- Born: 1947 (age 78–79)
- Education: University of Cambridge
- Occupations: Intelligence officer, Academic
- Awards: KCB
- Espionage activity
- Allegiance: United Kingdom
- Service branch: MI5
- Service years: 1975–2002
- Rank: Director General of MI5

= Stephen Lander =

British intelligence and law enforcement executive

Sir Stephen James Lander, KCB (born 1947) is a former chairman of the United Kingdom's Serious Organised Crime Agency (SOCA), who also served as Director General of the British Security Service (MI5) from 1996 to 2002.

==Career==
Lander attended Parkside School, then located in East Horsley, prior to its move to Cobham, Bishop's Stortford College and Queens' College, Cambridge, where he earned a doctorate in history entitled The diocese of Chichester 1508–1558 : Episcopal reform under Robert Sherburne and its aftermath.
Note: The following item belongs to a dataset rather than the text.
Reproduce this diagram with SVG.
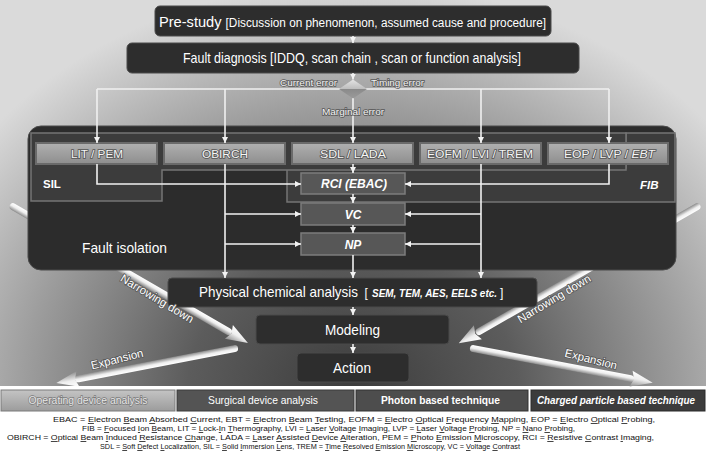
<svg xmlns="http://www.w3.org/2000/svg" width="706" height="454" viewBox="0 0 706 454">
<style>
text{font-family:"Liberation Sans",Arial,sans-serif;}
.dbox{fill:#2d2d2d;stroke:#4a4a4a;stroke-width:1;}
.dtx{fill:#ffffff;text-anchor:middle;}
.tbox{fill:url(#tg);stroke:#6a6a6a;stroke-width:2;}
.ttx{fill:#f6f6f6;font-size:11px;text-anchor:middle;stroke:#555;stroke-width:1.6;paint-order:stroke;}
.sbox{fill:#575757;stroke:#7c7c7c;stroke-width:1.5;}
.stx{fill:#ffffff;font-size:12px;font-weight:bold;font-style:italic;text-anchor:middle;}
.frame{fill:#3c3c3c;stroke:#747474;stroke-width:1.5;}
.con{fill:none;stroke:#f0f0f0;stroke-width:1.6;}
.arr{marker-end:url(#ah);}
.lbl{fill:#f4f4f4;font-size:9.5px;stroke:#5a5a5a;stroke-width:1.6;paint-order:stroke;}
.big{fill:#ffffff;font-size:11.5px;stroke:#555;stroke-width:1.6;paint-order:stroke;text-anchor:middle;}
.leg{fill:#111;font-size:7.8px;}
.u{text-decoration:underline;}
</style>
<defs>
<radialGradient id="bg" gradientUnits="userSpaceOnUse" cx="353" cy="392" r="410" gradientTransform="translate(353 392) scale(1.15 1) translate(-353 -392)">
<stop offset="0" stop-color="#3c3c3c"/>
<stop offset="0.35" stop-color="#5c5c5c"/>
<stop offset="0.7" stop-color="#9e9e9e"/>
<stop offset="1" stop-color="#dadada"/>
</radialGradient>
<linearGradient id="tg" x1="0" y1="0" x2="0" y2="1">
<stop offset="0" stop-color="#b0b0b0"/>
<stop offset="1" stop-color="#8e8e8e"/>
</linearGradient>
<linearGradient id="ag" x1="0" y1="0" x2="0" y2="1">
<stop offset="0" stop-color="#ffffff"/>
<stop offset="0.45" stop-color="#eeeeee"/>
<stop offset="1" stop-color="#8a8a8a"/>
</linearGradient>
<linearGradient id="dg" x1="0" y1="0" x2="0" y2="1">
<stop offset="0" stop-color="#e4e4e4"/>
<stop offset="0.5" stop-color="#bdbdbd"/>
<stop offset="0.5" stop-color="#8a8a8a"/>
<stop offset="1" stop-color="#9a9a9a"/>
</linearGradient>
<linearGradient id="og" x1="0" y1="0" x2="0" y2="1">
<stop offset="0" stop-color="#c4c4c4"/>
<stop offset="1" stop-color="#9c9c9c"/>
</linearGradient>
<marker id="ah" viewBox="0 0 8 8" refX="8" refY="4" markerWidth="6" markerHeight="6" markerUnits="userSpaceOnUse" orient="auto">
<path d="M0,0 L8,4 L0,8 z" fill="#f2f2f2"/>
</marker>
</defs>

<rect x="0" y="0" width="706" height="454" fill="#ffffff"/>
<rect x="0" y="0" width="706" height="386" fill="url(#bg)"/>

<g id="bigArrows">
<g transform="translate(10 205) rotate(30.1)">
<rect x="0" y="-3.5" width="256" height="7" rx="3.5" fill="url(#ag)"/>
<polygon points="253,-8 275,0 253,8 256,0" fill="url(#ag)"/>
</g>
<g transform="translate(700 205) rotate(150.2)">
<rect x="0" y="-3.5" width="258" height="7" rx="3.5" fill="url(#ag)"/>
<polygon points="256,-8 278,0 256,8 259,0" fill="url(#ag)"/>
</g>
<g transform="translate(238 348) rotate(169.1)">
<rect x="0" y="-3.5" width="166" height="7" rx="3.5" fill="url(#ag)"/>
<polygon points="163,-8 185,0 163,8 166,0" fill="url(#ag)"/>
</g>
<g transform="translate(470 348) rotate(10.8)">
<rect x="0" y="-3.5" width="167" height="7" rx="3.5" fill="url(#ag)"/>
<polygon points="164,-8 186,0 164,8 167,0" fill="url(#ag)"/>
</g>
</g>

<g id="n-prestudy">
<rect class="dbox" x="155" y="6" width="396" height="30" rx="5"/>
<text class="dtx" x="352.5" y="26.5" textLength="387" lengthAdjust="spacingAndGlyphs"><tspan font-size="15.5">Pre-study </tspan><tspan font-size="12.5">[Discussion on phenomenon, assumed cause and procedure]</tspan></text>
</g>
<g id="n-faultdiag">
<rect class="dbox" x="127" y="43" width="452" height="30" rx="5"/>
<text class="dtx" x="352" y="63" font-size="14.5" textLength="338" lengthAdjust="spacingAndGlyphs">Fault diagnosis [IDDQ, scan chain , scan or function analysis]</text>
</g>

<g id="n-faultisolation">
<rect x="28" y="126" width="648" height="144" rx="13" fill="#2c2c2c" stroke="#4a4a4a" stroke-width="1"/>
<path class="frame" d="M287,168 H626 V133 H675 V202 H287 Z"/>
<path class="frame" d="M31,133 H626 V170 H162 V201 H31 Z"/>
<text x="82" y="253" fill="#ffffff" font-size="14.5" textLength="85" lengthAdjust="spacingAndGlyphs">Fault isolation</text>
<text x="43" y="188" fill="#ffffff" font-size="11.5" font-weight="bold">SIL</text>
<text x="640" y="189" fill="#ffffff" font-size="11.5" font-weight="bold" font-style="italic">FIB</text>
</g>

<g id="n-litpem"><rect class="tbox" x="36" y="143" width="121" height="21"/><text class="ttx" x="97" y="157.5" textLength="52" lengthAdjust="spacingAndGlyphs">LIT / PEM</text></g>
<g id="n-obirch"><rect class="tbox" x="164" y="143" width="121" height="21"/><text class="ttx" x="225" y="157.5" textLength="46" lengthAdjust="spacingAndGlyphs">OBIRCH</text></g>
<g id="n-sdllada"><rect class="tbox" x="292" y="143" width="121" height="21"/><text class="ttx" x="353" y="157.5" textLength="66" lengthAdjust="spacingAndGlyphs">SDL / LADA</text></g>
<g id="n-eofm"><rect class="tbox" x="420" y="143" width="121" height="21"/><text class="ttx" x="480" y="157.5" textLength="106" lengthAdjust="spacingAndGlyphs">EOFM / LVI / TREM</text></g>
<g id="n-eop"><rect class="tbox" x="548" y="143" width="120" height="21"/><text class="ttx" x="609.5" y="157.5" textLength="91" lengthAdjust="spacingAndGlyphs">EOP / LVP / <tspan font-style="italic">EBT</tspan></text></g>

<g id="n-rci"><rect class="sbox" x="301" y="173" width="104" height="21"/><text class="stx" x="354" y="188" textLength="66" lengthAdjust="spacingAndGlyphs">RCI (EBAC)</text></g>
<g id="n-vc"><rect class="sbox" x="301" y="203" width="104" height="22"/><text class="stx" x="353" y="218.5">VC</text></g>
<g id="n-np"><rect class="sbox" x="301" y="233" width="104" height="22"/><text class="stx" x="353" y="248.5">NP</text></g>

<g id="n-physical">
<rect class="dbox" x="168" y="278" width="369" height="29" rx="4"/>
<text x="199" y="297" fill="#fff" font-size="14.5" textLength="159" lengthAdjust="spacingAndGlyphs">Physical chemical analysis</text>
<text x="364.5" y="297" fill="#fff" font-size="12">[</text>
<text x="372" y="297" fill="#fff" font-size="11" font-weight="bold" font-style="italic" textLength="125" lengthAdjust="spacingAndGlyphs">SEM, TEM, AES, EELS etc.</text>
<text x="500" y="297" fill="#fff" font-size="12">]</text>
</g>
<g id="n-modeling">
<rect class="dbox" x="256" y="315" width="193" height="29" rx="4"/>
<text class="dtx" x="352.5" y="334.5" font-size="15" textLength="55" lengthAdjust="spacingAndGlyphs">Modeling</text>
</g>
<g id="n-action">
<rect class="dbox" x="297" y="353" width="112" height="29" rx="4"/>
<text class="dtx" x="352" y="372.5" font-size="15" textLength="38" lengthAdjust="spacingAndGlyphs">Action</text>
</g>

<g id="connectors">
<path class="con arr" d="M353,36 V43"/>
<path class="con arr" d="M353,73 V79.5"/>
<path class="con" d="M97,89 H609"/>
<path class="con arr" d="M97,89 V143"/>
<path class="con arr" d="M225,89 V143"/>
<path class="con arr" d="M481,89 V143"/>
<path class="con arr" d="M609,89 V143"/>
<path class="con arr" d="M353,98 V143"/>
<path class="con arr" d="M97,164 V184 H301"/>
<path class="con arr" d="M609,164 V184 H405"/>
<path class="con arr" d="M225,164 V278"/>
<path class="con arr" d="M225,214 H301"/>
<path class="con arr" d="M225,244 H301"/>
<path class="con arr" d="M481,164 V278"/>
<path class="con arr" d="M481,214 H405"/>
<path class="con arr" d="M481,244 H405"/>
<path class="con arr" d="M353,164 V173"/>
<path class="con arr" d="M353,194 V203"/>
<path class="con arr" d="M353,225 V233"/>
<path class="con arr" d="M353,255 V278"/>
<path class="con arr" d="M353,307 V315"/>
<path class="con arr" d="M353,344 V353"/>
</g>

<g id="n-diamond">
<polygon points="339,89 353,79.5 367,89 353,98.5" fill="url(#dg)"/>
</g>

<g id="labels">
<text class="lbl" x="337" y="86" text-anchor="end" textLength="57" lengthAdjust="spacingAndGlyphs">Current error</text>
<text class="lbl" x="371" y="86" textLength="53" lengthAdjust="spacingAndGlyphs">Timing error</text>
<text class="lbl" x="353" y="114.5" text-anchor="middle" textLength="62" lengthAdjust="spacingAndGlyphs">Marginal error</text>
<text class="big" transform="translate(155 302) rotate(31)">Narrowing down</text>
<text class="big" transform="translate(556 302) rotate(-31)">Narrowing down</text>
<text class="big" transform="translate(118 363) rotate(-14)">Expansion</text>
<text class="big" transform="translate(590 363) rotate(14)">Expansion</text>
</g>

<g id="legendBar">
<rect x="1" y="390" width="174" height="21" fill="url(#og)" stroke="#7a7a7a" stroke-width="1"/>
<text x="88" y="404" font-size="11" text-anchor="middle" fill="#e6e6e6" stroke="#7a7a7a" stroke-width="1.4" paint-order="stroke" textLength="119" lengthAdjust="spacingAndGlyphs">Operating device analysis</text>
<rect x="177" y="390" width="177" height="21" fill="#545454" stroke="#3a3a3a" stroke-width="1"/>
<text x="263" y="404" font-size="11" text-anchor="middle" fill="#ffffff" textLength="110" lengthAdjust="spacingAndGlyphs">Surgical device analysis</text>
<rect x="356" y="390" width="172" height="21" fill="#4d4d4d" stroke="#333" stroke-width="1"/>
<text x="440.5" y="404" font-size="11" font-weight="bold" text-anchor="middle" fill="#ffffff" textLength="119" lengthAdjust="spacingAndGlyphs">Photon based technique</text>
<rect x="531" y="390" width="174" height="21" fill="#3c3c3c" stroke="#2a2a2a" stroke-width="1"/>
<text x="616" y="403.5" font-size="10.5" font-weight="bold" font-style="italic" text-anchor="middle" fill="#ffffff" textLength="158" lengthAdjust="spacingAndGlyphs">Charged particle based technique</text>
</g>

<g id="legendText">
<text class="leg" x="53" y="422" textLength="602" lengthAdjust="spacingAndGlyphs">EBAC = <tspan class="u">E</tspan>lectron <tspan class="u">B</tspan>eam <tspan class="u">A</tspan>bsorbed <tspan class="u">C</tspan>urrent, EBT = <tspan class="u">E</tspan>lectron <tspan class="u">B</tspan>eam <tspan class="u">T</tspan>esting, EOFM = <tspan class="u">E</tspan>lectro <tspan class="u">O</tspan>ptical <tspan class="u">F</tspan>requency <tspan class="u">M</tspan>apping, EOP = <tspan class="u">E</tspan>lectro <tspan class="u">O</tspan>ptical <tspan class="u">P</tspan>robing,</text>
<text class="leg" x="82" y="431" textLength="493" lengthAdjust="spacingAndGlyphs">FIB = <tspan class="u">F</tspan>ocused <tspan class="u">I</tspan>on <tspan class="u">B</tspan>eam, LIT = <tspan class="u">L</tspan>ock-<tspan class="u">I</tspan>n <tspan class="u">T</tspan>hermography, LVI = <tspan class="u">L</tspan>aser <tspan class="u">V</tspan>oltage <tspan class="u">I</tspan>maging, LVP = <tspan class="u">L</tspan>aser <tspan class="u">V</tspan>oltage <tspan class="u">P</tspan>robing, NP = <tspan class="u">N</tspan>ano <tspan class="u">P</tspan>robing,</text>
<text class="leg" x="7" y="440" textLength="647" lengthAdjust="spacingAndGlyphs">OBIRCH = <tspan class="u">O</tspan>ptical <tspan class="u">B</tspan>eam <tspan class="u">I</tspan>nduced <tspan class="u">R</tspan>esistance <tspan class="u">Ch</tspan>ange, LADA = <tspan class="u">L</tspan>aser <tspan class="u">A</tspan>ssisted <tspan class="u">D</tspan>evice <tspan class="u">A</tspan>lteration, PEM = <tspan class="u">P</tspan>hoto <tspan class="u">E</tspan>mission <tspan class="u">M</tspan>icroscopy, RCI = <tspan class="u">R</tspan>esistive <tspan class="u">C</tspan>ontrast <tspan class="u">I</tspan>maging,</text>
<text class="leg" x="100" y="449" textLength="420" lengthAdjust="spacingAndGlyphs">SDL = <tspan class="u">S</tspan>oft <tspan class="u">D</tspan>efect <tspan class="u">L</tspan>ocalization, SIL = <tspan class="u">S</tspan>olid <tspan class="u">I</tspan>mmersion <tspan class="u">L</tspan>ens, TREM = <tspan class="u">T</tspan>ime <tspan class="u">R</tspan>esolved <tspan class="u">E</tspan>mission <tspan class="u">M</tspan>icroscopy, VC = <tspan class="u">V</tspan>oltage <tspan class="u">C</tspan>ontrast</text>
</g>
</svg>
In 1975, after three years at the Institute of Historical Research (part of the University of London) where he was assistant editor of the Victoria History of Cheshire, and serving as an Honorary Research Fellow of the University of Liverpool, he joined MI5. He was Director General of MI5 from 1996 to 2002.

In April 2006, he was appointed chairman of Serious Organised Crime Agency (SOCA). He retired from that post in 2009.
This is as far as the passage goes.